WHAT IS ASKED. Go through the listing and return every line with "size" in it.

GIVEN DATA.
>>>
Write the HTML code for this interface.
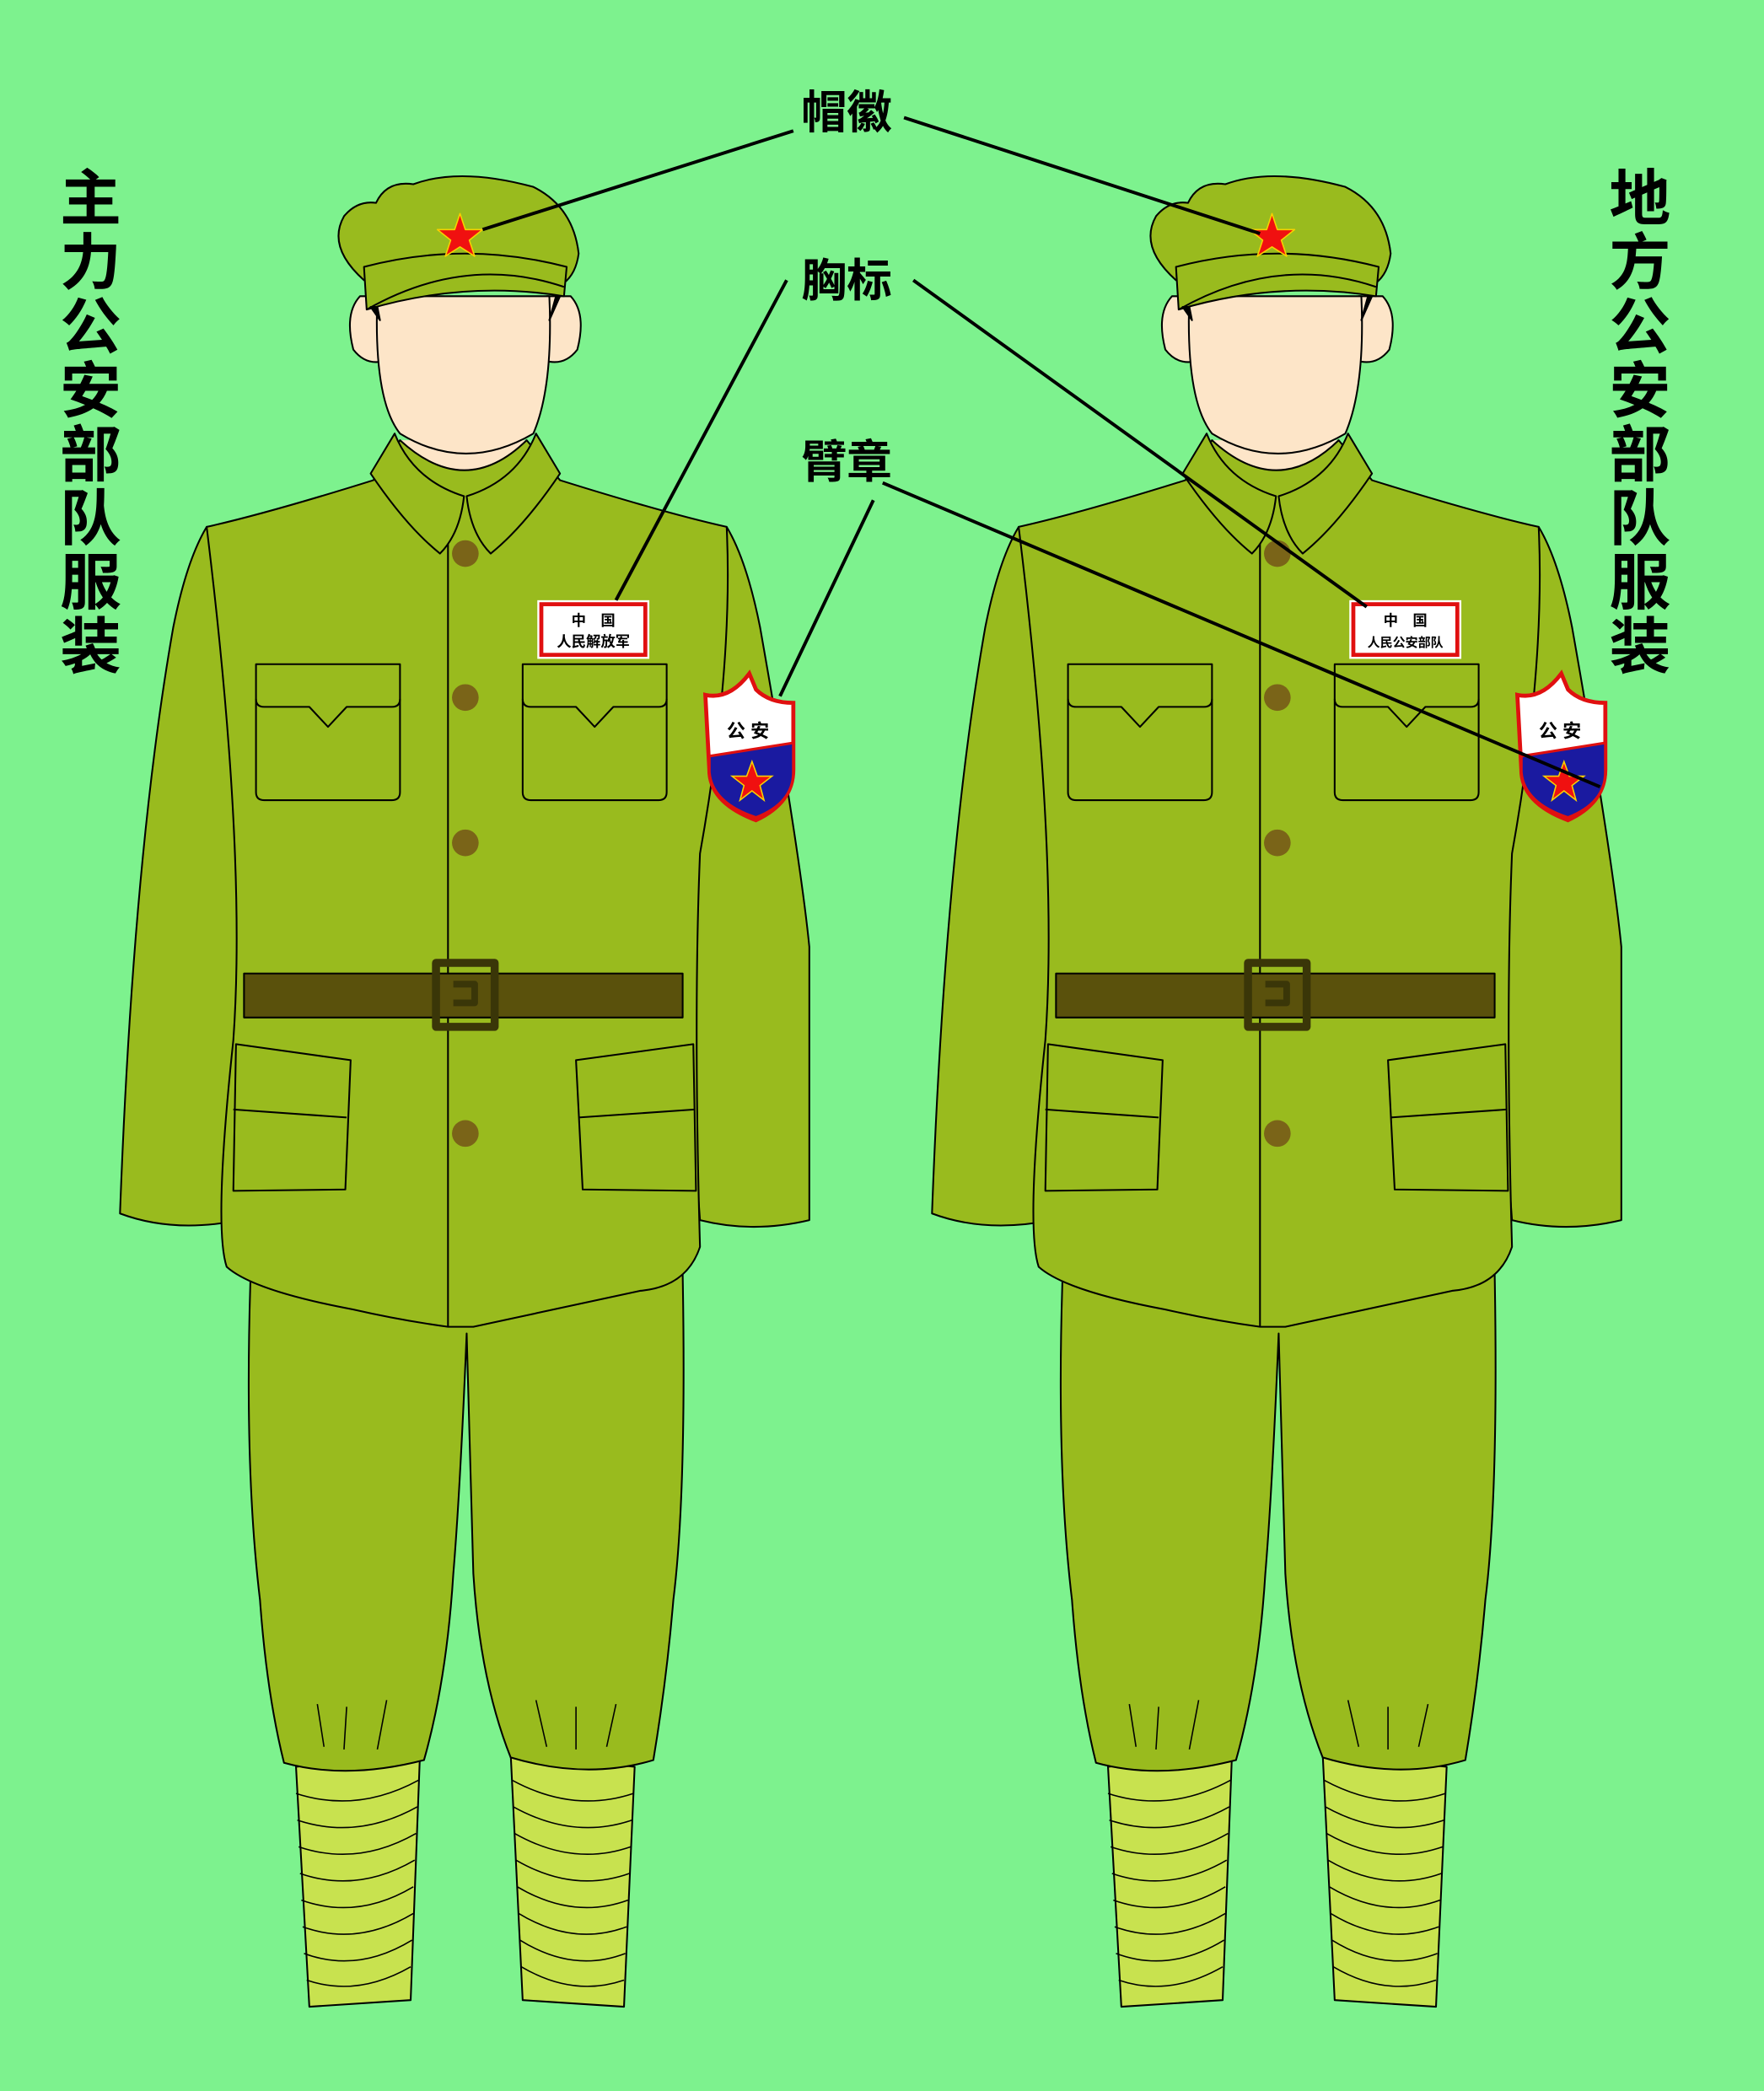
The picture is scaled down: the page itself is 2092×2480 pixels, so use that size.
<!DOCTYPE html>
<html><head><meta charset="utf-8"><style>
html,body{margin:0;padding:0;background:#7df28e;}
svg{display:block}
text{font-family:"Liberation Sans","Noto Sans CJK SC",sans-serif;font-weight:bold}
</style></head><body>
<svg width="2092" height="2480" viewBox="0 0 1323 1568" xmlns="http://www.w3.org/2000/svg">
<rect width="1323" height="1568" fill="#7df28e"/>
<defs>
<g id="fig" stroke="#000" stroke-width="1.3" stroke-linejoin="round">
 <path d="M222,1325 L315,1315 L308,1500 L232,1505 Z" fill="#c8e24f"/>
 <path d="M383,1315 L476,1325 L468,1505 L392,1500 Z" fill="#c8e24f"/>
 <g fill="none" stroke-width="1">
  <path d="M222,1345 Q268,1360 314,1335"/><path d="M223,1365 Q268,1380 313,1355"/>
  <path d="M224,1385 Q268,1400 312,1375"/><path d="M225,1405 Q268,1420 311,1395"/>
  <path d="M226,1425 Q268,1440 310,1415"/><path d="M227,1445 Q268,1460 310,1435"/>
  <path d="M228,1465 Q268,1480 309,1455"/><path d="M230,1485 Q268,1498 308,1475"/>
  <path d="M384,1335 Q430,1360 475,1345"/><path d="M385,1355 Q430,1380 474,1365"/>
  <path d="M386,1375 Q430,1400 473,1385"/><path d="M387,1395 Q430,1420 472,1405"/>
  <path d="M388,1415 Q430,1440 471,1425"/><path d="M389,1435 Q430,1460 470,1445"/>
  <path d="M390,1455 Q430,1480 469,1465"/><path d="M391,1475 Q430,1498 468,1485"/>
 </g>
 <path d="M188,955 L512,955 Q515,1120 505,1200 Q500,1260 490,1320 Q440,1335 383,1318 Q360,1260 355,1180 L350,1000 Q345,1120 340,1180 Q335,1260 318,1320 Q260,1335 213,1322 Q200,1270 195,1200 Q183,1100 188,955 Z" fill="#99bb1e"/>
 <g fill="none" stroke-width="1">
  <path d="M238,1278 L243,1310"/><path d="M260,1280 L258,1312"/><path d="M290,1275 L283,1312"/>
  <path d="M402,1275 L410,1310"/><path d="M432,1280 L432,1312"/><path d="M462,1278 L455,1310"/>
 </g>
 <path d="M155,395 Q140,420 130,470 Q100,640 90,910 Q130,925 180,915 Q185,780 192,650 Q175,520 155,395 Z" fill="#99bb1e"/>
 <path d="M545,395 Q560,420 570,470 Q600,640 607,710 L607,915 Q565,925 525,915 Q515,780 510,650 Q525,520 545,395 Z" fill="#99bb1e"/>
 <path d="M155,395 Q200,385 280,360 L300,330 Q349,370 395,330 L420,360 Q500,385 545,395 Q550,500 525,640 Q520,760 525,935 Q515,965 480,968 L355,995 L336,995 Q300,990 265,982 Q190,968 170,950 Q160,920 175,780 Q185,640 155,395 Z" fill="#99bb1e"/>
 <path d="M336,392 L336,995" fill="none"/>
 <path d="M300,330 Q349,375 395,330" fill="#fde5c8"/>
 <path d="M296,325 L278,355 Q305,395 330,415 Q345,400 348,372 Q310,360 296,325 Z" fill="#99bb1e"/>
 <path d="M402,325 L420,355 Q393,395 368,415 Q353,400 350,372 Q388,360 402,325 Z" fill="#99bb1e"/>
 <path d="M270,222 Q258,235 265,262 Q275,275 290,270 L288,222 Z" fill="#fde5c8"/>
 <path d="M428,222 Q440,235 433,262 Q423,275 408,270 L410,222 Z" fill="#fde5c8"/>
 <path d="M283,222 Q280,300 300,325 Q349,355 400,325 Q415,290 412,222 Z" fill="#fde5c8"/>
 <path d="M273,210 Q245,185 258,162 Q268,150 282,152 Q290,135 310,138 Q345,125 400,140 Q430,155 434,190 Q432,205 423,212 Z" fill="#99bb1e"/>
 <path d="M273,200 L275,232 Q349,210 423,222 L425,200 Q349,180 273,200 Z" fill="#99bb1e"/>
 <path d="M275,232 Q349,190 423,215" fill="none"/>
 <path d="M278,230 L285,240 L283,230Z M417,222 L412,240 L420,222Z" fill="#000"/>
 <path d="M192,498 L300,498 L300,594 Q300,600 294,600 L198,600 Q192,600 192,594 Z" fill="#99bb1e"/>
 <path d="M192,524 Q192,530 198,530 L232,530 L246,545 L260,530 L294,530 Q300,530 300,524" fill="none"/>
 <path d="M392,498 L500,498 L500,594 Q500,600 494,600 L398,600 Q392,600 392,594 Z" fill="#99bb1e"/>
 <path d="M392,524 Q392,530 398,530 L432,530 L446,545 L460,530 L494,530 Q500,530 500,524" fill="none"/>
 <path d="M177,783 L263,795 L259,892 L175,893 Z" fill="#99bb1e"/>
 <path d="M175,832 L260,838" fill="none"/>
 <path d="M432,795 L520,783 L522,893 L437,892 Z" fill="#99bb1e"/>
 <path d="M434,838 L521,832" fill="none"/>
 <rect x="183" y="730" width="329" height="33" fill="#5a510c"/>
 <rect x="327" y="722" width="44" height="48" fill="none" stroke="#3a3608" stroke-width="6"/>
 <path d="M340,738 L356,738 L356,752 L340,752" fill="none" stroke="#3a3608" stroke-width="5"/>
 <g fill="#7a6418" stroke="none">
  <circle cx="349" cy="415" r="10"/><circle cx="349" cy="523" r="10"/>
  <circle cx="349" cy="632" r="10"/><circle cx="349" cy="850" r="10"/>
 </g>
 <polygon points="345,160 349,172 362,172 352,180 356,192 345,185 334,192 338,180 328,172 341,172" fill="#f01010" stroke="#f8d000" stroke-width="1"/>
</g>
<g id="arm">
 <path d="M0,0 Q10,10 28,10 L28,60 Q28,85 0,98 Q-35,85 -35,60 L-38,4 Q-20,8 -5,-12 Z" transform="translate(3,12)" fill="#fff" stroke="#e01010" stroke-width="3"/>
 <path d="M-32,62 L31,52 L31,74 Q31,97 3,108 Q-30,97 -32,74 Z" fill="#1a1aa0" stroke="#e01010" stroke-width="2"/>
 <polygon points="0,66 4,77 15,77 6,84 9,95 0,88 -9,95 -6,84 -15,77 -4,77" fill="#f01010" stroke="#f8d000" stroke-width="1"/>
</g>
</defs>

<use href="#fig"/>
<use href="#fig" transform="translate(609,0)"/>

<rect x="403" y="450" width="84" height="44" fill="#fff"/>
<rect x="406" y="453" width="78" height="38" fill="#fff" stroke="#e01010" stroke-width="3"/>
<text x="445" y="469" font-size="11" text-anchor="middle">中　国</text>
<text x="445" y="485" font-size="11" text-anchor="middle">人民解放军</text>
<rect x="1012" y="450" width="84" height="44" fill="#fff"/>
<rect x="1015" y="453" width="78" height="38" fill="#fff" stroke="#e01010" stroke-width="3"/>
<text x="1054" y="469" font-size="11" text-anchor="middle">中　国</text>
<text x="1054" y="485" font-size="9.5" text-anchor="middle">人民公安部队</text>

<g transform="translate(564,505)"><use href="#arm"/><text x="-3" y="48" font-size="14" text-anchor="middle">公 安</text></g>
<g transform="translate(1173,505)"><use href="#arm"/><text x="-3" y="48" font-size="14" text-anchor="middle">公 安</text></g>

<g stroke="#000" stroke-width="2.5" fill="none">
 <path d="M595,98 L362,172"/>
 <path d="M678,88 L945,175"/>
 <path d="M590,210 L462,450"/>
 <path d="M685,210 L1025,455"/>
 <path d="M655,375 L585,522"/>
 <path d="M662,362 L1200,590"/>
</g>

<text x="635" y="96" font-size="34" text-anchor="middle">帽徽</text>
<text x="635" y="222" font-size="34" text-anchor="middle">胸标</text>
<text x="635" y="358" font-size="34" text-anchor="middle">臂章</text>

<g font-size="46" text-anchor="middle">
 <text x="68" y="165">主</text><text x="68" y="213">力</text><text x="68" y="261">公</text>
 <text x="68" y="309">安</text><text x="68" y="357">部</text><text x="68" y="405">队</text>
 <text x="68" y="453">服</text><text x="68" y="501">装</text>
 <text x="1230" y="165">地</text><text x="1230" y="213">方</text><text x="1230" y="261">公</text>
 <text x="1230" y="309">安</text><text x="1230" y="357">部</text><text x="1230" y="405">队</text>
 <text x="1230" y="453">服</text><text x="1230" y="501">装</text>
</g>
</svg>
</body></html>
<<<
TASK OUTPUT.
The picture is scaled down: the page itself is 2092×2480 pixels, so use that size.
<text x="445" y="469" font-size="11" text-anchor="middle">中　国</text>
<text x="445" y="485" font-size="11" text-anchor="middle">人民解放军</text>
<text x="1054" y="469" font-size="11" text-anchor="middle">中　国</text>
<text x="1054" y="485" font-size="9.5" text-anchor="middle">人民公安部队</text>
<g transform="translate(564,505)"><use href="#arm"/><text x="-3" y="48" font-size="14" text-anchor="middle">公 安</text></g>
<g transform="translate(1173,505)"><use href="#arm"/><text x="-3" y="48" font-size="14" text-anchor="middle">公 安</text></g>
<text x="635" y="96" font-size="34" text-anchor="middle">帽徽</text>
<text x="635" y="222" font-size="34" text-anchor="middle">胸标</text>
<text x="635" y="358" font-size="34" text-anchor="middle">臂章</text>
<g font-size="46" text-anchor="middle">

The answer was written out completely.